#### [EXERCISE GOAL]
Everything from the first line down to the line containing "const SCAN_STEP = 0.1;" is to be retyped exactly, both ends included, with pictures left out.

#### [DATA PROVIDED]
◇ ◇ ◇ ◇ ◇
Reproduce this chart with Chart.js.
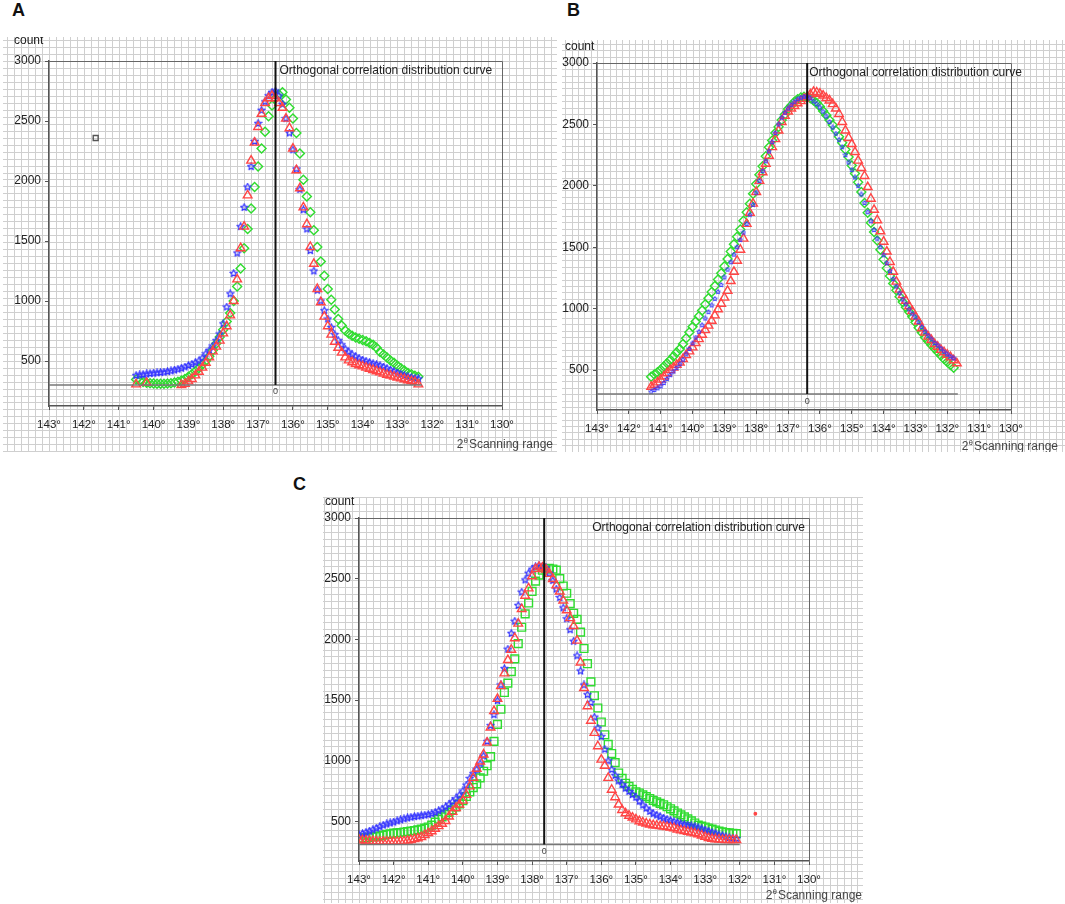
<!DOCTYPE html>
<html><head><meta charset="utf-8">
<script src="https://cdn.jsdelivr.net/npm/chart.js@4.4.1/dist/chart.umd.min.js"></script>
<style>
html,body{margin:0;padding:0;background:#fff;width:1065px;height:904px;overflow:hidden;}
canvas{position:absolute;}
.lbl{position:absolute;font:bold 18px "Liberation Sans",Arial,sans-serif;color:#111;line-height:20px;}
</style></head><body>
<div class="lbl" style="left:12px;top:0px">A</div>
<div class="lbl" style="left:567px;top:0px">B</div>
<div class="lbl" style="left:293px;top:474px">C</div>
<canvas id="cA" width="554" height="415" style="left:3px;top:37px;width:554px;height:415px"></canvas>
<canvas id="cB" width="503" height="412" style="left:562px;top:40px;width:503px;height:412px"></canvas>
<canvas id="cC" width="540" height="406" style="left:323px;top:497px;width:540px;height:406px"></canvas>
<script>
// ---------- data ----------
const X_TICKS = [143,142,141,140,139,138,137,136,135,134,133,132,131,130];
const Y_TICKS = [500,1000,1500,2000,2500,3000];
const TITLE = "Orthogonal correlation distribution curve";
const SCAN_STEP = 0.1;   // scan step in degrees

// Panel A: scan from 140.5° down to 132.4°
const A_X0 = 140.5;
const A_RED = [305,null,null,318,null,null,null,null,null,null,
 null,null,null,300,310,330,350,380,410,445,
 485,530,580,620,670,730,790,880,1000,1180,
 1440,1620,1880,2170,2320,2450,2560,2650,2690,2710,
 2690,2650,2610,2520,2440,2270,2090,1940,1780,1640,
 1450,1310,1100,990,870,790,720,660,610,570,
 530,505,490,475,465,455,445,435,425,415,
 405,395,385,378,370,362,355,348,340,333,
 326,305];
const A_BLUE = [380,384,388,392,396,399,402,405,408,412,
 418,425,432,440,450,462,472,485,500,525,
 560,590,625,670,725,810,950,1060,1230,1400,
 1620,1780,1950,2120,2330,2480,2590,2660,2710,2740,
 2750,2710,2640,2520,2400,2260,2100,1930,1760,1600,
 1420,1250,1090,1000,920,850,780,720,672,635,
 600,575,553,535,520,508,498,488,478,470,
 462,450,438,425,412,400,390,380,370,362,
 356,352];
const A_GREEN = [345,335,325,318,315,312,310,310,310,312,
 315,320,328,338,350,368,390,415,440,470,
 500,540,590,645,700,760,830,900,1000,1120,
 1270,1440,1600,1770,1950,2120,2270,2410,2540,2630,
 2690,2720,2740,2680,2610,2520,2400,2230,2010,1870,
 1740,1590,1450,1330,1210,1100,1010,930,850,795,
 755,730,710,695,685,675,665,650,635,610,
 575,555,530,505,485,460,440,420,400,390,
 378,368];
const A_STRAY = [{x:141.66, y:2358}];
const A_VLINE = 136.5, A_BASE = 300, A_BASE_END = 132.3, A_YMIN = 125;

// Panel B: scan from 141.3° down to 131.7°
const B_X0 = 141.3;
const B_RED = [364,380,400,422,448,474,500,520,542,562,
 590,622,652,685,720,752,788,825,862,902,
 945,995,1040,1090,1145,1225,1300,1390,1480,1570,
 1690,1780,1855,1950,2040,2110,2180,2245,2315,2380,
 2450,2520,2570,2605,2630,2650,2672,2690,2708,2725,
 2745,2765,2760,2750,2735,2715,2695,2665,2630,2585,
 2520,2450,2390,2340,2275,2205,2145,2080,1990,1895,
 1805,1720,1630,1545,1465,1380,1300,1220,1155,1110,
 1065,1020,980,935,895,840,805,772,745,712,
 690,665,645,625,605,580,555];
const B_GREEN = [446,465,482,503,530,556,582,612,643,672,
 712,760,808,852,895,938,985,1035,1085,1135,
 1185,1238,1288,1345,1405,1465,1525,1585,1645,1715,
 1785,1855,1935,2015,2090,2160,2240,2315,2370,2430,
 2480,2535,2580,2625,2655,2685,2705,2720,2726,2722,
 2712,2695,2674,2645,2610,2575,2535,2495,2450,2400,
 2350,2295,2235,2165,2100,2030,1950,1860,1780,1700,
 1625,1555,1480,1400,1330,1265,1205,1150,1098,1055,
 1012,975,935,890,845,805,765,735,705,675,
 648,618,590,565,542,518,null];
const B_BLUE = [323,338,352,368,395,428,459,488,518,548,
 585,628,672,718,765,812,865,920,972,1027,
 1080,1137,1193,1255,1318,1378,1440,1500,1560,1620,
 1690,1765,1845,1945,2040,2120,2200,2280,2355,2430,
 2500,2555,2595,2630,2660,2685,2705,2718,2726,2728,
 2712,2688,2665,2638,2605,2565,2520,2475,2425,2375,
 2315,2250,2190,2130,2068,2000,1930,1860,1785,1712,
 1640,1570,1500,1435,1370,1305,1240,1180,1125,1075,
 1035,995,960,930,890,850,812,780,750,720,
 700,675,650,628,610,595,null];
const B_VLINE = 136.4, B_BASE = 305, B_BASE_END = 131.67, B_YMIN = 175;

// Panel C: scan from 143.0° down to 132.1°
const C_X0 = 143.0;
const C_BLUE = [390,400,411,421,432,445,458,470,480,488,
 496,505,514,522,530,536,541,545,549,553,
 558,565,575,588,602,620,640,663,688,718,
 752,800,855,895,930,975,1040,1160,1290,1380,
 1495,1625,1760,1920,2050,2150,2280,2390,2490,2545,
 2578,2600,2605,2603,2590,2545,2485,2415,2345,2260,
 2170,2080,1985,1865,1740,1625,1545,1480,1360,1270,
 1200,1095,1000,928,880,835,805,775,748,722,
 700,668,636,610,584,565,553,540,528,518,
 508,500,490,482,476,470,464,458,448,440,
 430,420,410,400,390,382,374,368,363,360];
const C_RED = [350,346,342,340,338,336,334,334,334,334,
 334,334,336,339,343,348,355,362,372,388,
 405,420,440,462,482,505,542,580,612,640,
 672,720,790,860,935,995,1052,1150,1275,1410,
 1510,1615,1720,1830,1915,2010,2130,2250,2360,2420,
 2520,2580,2598,2592,2575,2540,2498,2445,2395,2320,
 2240,2175,2110,1990,1810,1600,1450,1330,1230,1120,
 1010,960,860,762,700,640,595,568,548,533,
 518,503,492,484,476,470,466,462,459,455,
 450,445,433,427,421,415,409,403,395,385,
 374,364,358,354,351,349,348,348,348,348];
const C_GREEN = [360,363,366,369,373,376,382,388,394,399,
 404,407,410,414,418,422,426,431,438,446,
 455,470,495,520,538,557,576,596,620,645,
 672,706,745,780,810,860,914,960,1035,1160,
 1300,1425,1563,1640,1735,1840,1965,2100,2210,2300,
 2395,2480,2530,2570,2582,2586,2580,2570,2500,2440,
 2380,2295,2215,2165,2060,1925,1800,1650,1536,1435,
 1320,1215,1135,1060,985,900,855,815,790,765,
 745,735,720,705,690,675,662,650,638,622,
 605,588,570,555,538,522,505,488,470,462,
 455,447,438,430,421,415,410,406,403,400];
const C_STRAY = [{x:131.55, y:564}];
const C_VLINE = 137.65, C_BASE = 310, C_BASE_END = 132.0, C_YMIN = 175;

// ---------- styling ----------
const FONT = '"Liberation Sans", Arial, sans-serif';
const RED = '#ff4545', BLUE = '#3434ff', GREEN = '#2fdc2f';

function toPts(x0, ys){
  return ys.map((y,i)=>({x: Math.round((x0 - i*SCAN_STEP)*100)/100, y: y}));
}
function starImg(size, color, lw){
  const c = document.createElement('canvas'); c.width = size; c.height = size;
  const g = c.getContext('2d'); g.strokeStyle = color; g.lineWidth = lw; g.lineJoin='round';
  const cx = size/2, cy = size/2, R = size/2 - lw*0.6, r = R*0.45;
  g.beginPath();
  for (let k=0;k<10;k++){
    const a = -Math.PI/2 + k*Math.PI/5, rr = (k%2)? r : R;
    const px = cx + rr*Math.cos(a), py = cy + rr*Math.sin(a);
    if (k) g.lineTo(px,py); else g.moveTo(px,py);
  }
  g.closePath(); g.stroke();
  return c;
}

const paper = {
  id: 'paper',
  beforeDraw(chart, args, o){
    const {ctx, width, height, chartArea: ca, scales} = chart;
    const step = Math.abs(scales.x.getPixelForValue(143) - scales.x.getPixelForValue(142.8));
    ctx.save();
    ctx.fillStyle = '#fff'; ctx.fillRect(0,0,width,height);
    ctx.strokeStyle = '#cfcfcf'; ctx.lineWidth = 1;
    ctx.beginPath();
    for (let x = ca.left % step; x <= width; x += step){ const p = Math.round(x)+0.5; ctx.moveTo(p,0); ctx.lineTo(p,height); }
    for (let y = ca.top % step; y <= height; y += step){ const p = Math.round(y)+0.5; ctx.moveTo(0,p); ctx.lineTo(width,p); }
    ctx.stroke();
    ctx.restore();
  },
  beforeDatasetsDraw(chart){
    const {ctx, chartArea: ca} = chart;
    ctx.save(); ctx.strokeStyle = '#666'; ctx.lineWidth = 1;
    ctx.beginPath();
    ctx.moveTo(ca.left, Math.round(ca.top)+0.5);
    ctx.lineTo(Math.round(ca.right)+0.5, Math.round(ca.top)+0.5);
    ctx.lineTo(Math.round(ca.right)+0.5, ca.bottom);
    ctx.stroke(); ctx.restore();
  },
  afterDraw(chart, args, o){
    const {ctx, chartArea: ca, scales: {x, y}, width} = chart;
    ctx.save();
    ctx.fillStyle = '#222'; ctx.textBaseline = 'middle';
    ctx.font = '12px ' + FONT; ctx.textAlign = 'left';
    ctx.fillText('count', ca.left + o.countDX, ca.top + o.countDY);
    const vx = x.getPixelForValue(o.vline);
    if (o.titleMode === 'left'){ ctx.textAlign = 'left'; ctx.fillText(TITLE, vx + o.titleDX, ca.top + 10); }
    else { ctx.textAlign = 'right'; ctx.fillText(TITLE, ca.right + o.titleDX, ca.top + 10); }
    ctx.font = '9px ' + FONT; ctx.textAlign = 'center'; ctx.fillStyle = '#444';
    ctx.fillText('0', vx, y.getPixelForValue(o.base) + 7);
    // "2θScanning range"
    ctx.fillStyle = '#444'; ctx.textAlign = 'left';
    const big = '12px ' + FONT, small = '8px ' + FONT;
    ctx.font = big; const w1 = ctx.measureText('2').width, w3 = ctx.measureText('Scanning range').width;
    ctx.font = small; const w2 = ctx.measureText('θ').width;
    const yy = ca.bottom + o.scanDY;
    let sx = width - o.scanRight - (w1 + w2 + w3 + 1);
    ctx.font = big; ctx.fillText('2', sx, yy); sx += w1;
    ctx.font = small; ctx.fillText('θ', sx, yy - 4); sx += w2 + 1;
    ctx.font = big; ctx.fillText('Scanning range', sx, yy);
    ctx.restore();
  }
};

function markerSet(label, data, style, color, radius, extra){
  return Object.assign({label, data, pointStyle: style, pointRadius: radius, pointHoverRadius: radius,
    borderColor: color, backgroundColor: 'rgba(0,0,0,0)', pointBorderWidth: 1.4, showLine: false}, extra||{});
}
function lineSet(data, color, w){
  return {data, showLine: true, pointRadius: 0, borderColor: color, borderWidth: w, fill: false};
}

function makeChart(id, ymin, datasets, L){
  const tickGrid = {display: true, drawOnChartArea: false, drawTicks: true, tickLength: 4, color: '#555', lineWidth: 1};
  return new Chart(document.getElementById(id), {
    type: 'scatter',
    data: {datasets},
    options: {
      responsive: false, animation: false, events: [],
      layout: {padding: {top: L.padTop, right: L.padRight, left: 0, bottom: 0}},
      plugins: {legend: {display: false}, tooltip: {enabled: false}, paper: L},
      scales: {
        x: {type: 'linear', reverse: true, min: 130, max: 143,
          afterBuildTicks: s => { s.ticks = X_TICKS.map(v => ({value: v})); },
          afterFit: s => { s.height = L.xh; },
          grid: tickGrid, border: {display: true, color: '#555', width: 1.5},
          ticks: {padding: 8, color: '#222', font: {family: FONT, size: 11.5}, maxRotation: 0, autoSkip: false,
            callback: v => v + '°'}},
        y: {type: 'linear', min: ymin, max: 3000,
          afterBuildTicks: s => { s.ticks = Y_TICKS.map(v => ({value: v})); },
          afterFit: s => { s.width = L.yw; },
          grid: tickGrid, border: {display: true, color: '#555', width: 1.5},
          ticks: {padding: 4, color: '#222', font: {family: FONT, size: 12}, callback: v => String(v)}}
      }
    },
    plugins: [paper]
  });
}

const starBig = starImg(9, BLUE, 1.2), starSmall = starImg(6, BLUE, 1);

makeChart('cA', A_YMIN, [
  lineSet([{x:A_VLINE,y:3000},{x:A_VLINE,y:A_BASE}], '#111', 2),
  lineSet([{x:143,y:A_BASE},{x:A_BASE_END,y:A_BASE}], '#777', 1.5),
  markerSet('red', toPts(A_X0, A_RED), 'triangle', RED, 5),
  markerSet('blue', toPts(A_X0, A_BLUE), starBig, BLUE, 4),
  markerSet('green', toPts(A_X0, A_GREEN), 'rectRot', GREEN, 4.5),
  markerSet('stray', A_STRAY, 'rect', '#555', 3.5)
], {padTop: 24, padRight: 55, yw: 46, xh: 46, countDX: -35, countDY: -20,
    titleMode: 'left', titleDX: 4, scanRight: 4, scanDY: 39, vline: A_VLINE, base: A_BASE});

makeChart('cB', B_YMIN, [
  lineSet([{x:B_VLINE,y:3000},{x:B_VLINE,y:B_BASE}], '#111', 2),
  lineSet([{x:143,y:B_BASE},{x:B_BASE_END,y:B_BASE}], '#777', 1.5),
  markerSet('blue', toPts(B_X0, B_BLUE), starSmall, BLUE, 3),
  markerSet('red', toPts(B_X0, B_RED), 'triangle', RED, 5),
  markerSet('green', toPts(B_X0, B_GREEN), 'rectRot', GREEN, 4.5)
], {padTop: 23, padRight: 54, yw: 35, xh: 42, countDX: -32, countDY: -16,
    titleMode: 'left', titleDX: 2, scanRight: 7, scanDY: 37, vline: B_VLINE, base: B_BASE});

makeChart('cC', C_YMIN, [
  lineSet([{x:C_VLINE,y:3000},{x:C_VLINE,y:C_BASE}], '#111', 2),
  lineSet([{x:143,y:C_BASE},{x:C_BASE_END,y:C_BASE}], '#777', 1.5),
  markerSet('red', toPts(C_X0, C_RED), 'triangle', RED, 5),
  markerSet('blue', toPts(C_X0, C_BLUE), starBig, BLUE, 4),
  markerSet('green', toPts(C_X0, C_GREEN), 'rect', GREEN, 5.5),
  markerSet('stray', C_STRAY, 'circle', RED, 1.2, {backgroundColor: RED})
], {padTop: 21, padRight: 54, yw: 36, xh: 42, countDX: -34, countDY: -16,
    titleMode: 'right', titleDX: -4, scanRight: 1, scanDY: 35, vline: C_VLINE, base: C_BASE});
</script>
</body></html>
◇ ◇ ◇ ◇ ◇
#### [FULL OUTPUT]
Reproduce this chart with Chart.js.
<!DOCTYPE html>
<html><head><meta charset="utf-8">
<script src="https://cdn.jsdelivr.net/npm/chart.js@4.4.1/dist/chart.umd.min.js"></script>
<style>
html,body{margin:0;padding:0;background:#fff;width:1065px;height:904px;overflow:hidden;}
canvas{position:absolute;}
.lbl{position:absolute;font:bold 18px "Liberation Sans",Arial,sans-serif;color:#111;line-height:20px;}
</style></head><body>
<div class="lbl" style="left:12px;top:0px">A</div>
<div class="lbl" style="left:567px;top:0px">B</div>
<div class="lbl" style="left:293px;top:474px">C</div>
<canvas id="cA" width="554" height="415" style="left:3px;top:37px;width:554px;height:415px"></canvas>
<canvas id="cB" width="503" height="412" style="left:562px;top:40px;width:503px;height:412px"></canvas>
<canvas id="cC" width="540" height="406" style="left:323px;top:497px;width:540px;height:406px"></canvas>
<script>
// ---------- data ----------
const X_TICKS = [143,142,141,140,139,138,137,136,135,134,133,132,131,130];
const Y_TICKS = [500,1000,1500,2000,2500,3000];
const TITLE = "Orthogonal correlation distribution curve";
const SCAN_STEP = 0.1;   // scan step in degrees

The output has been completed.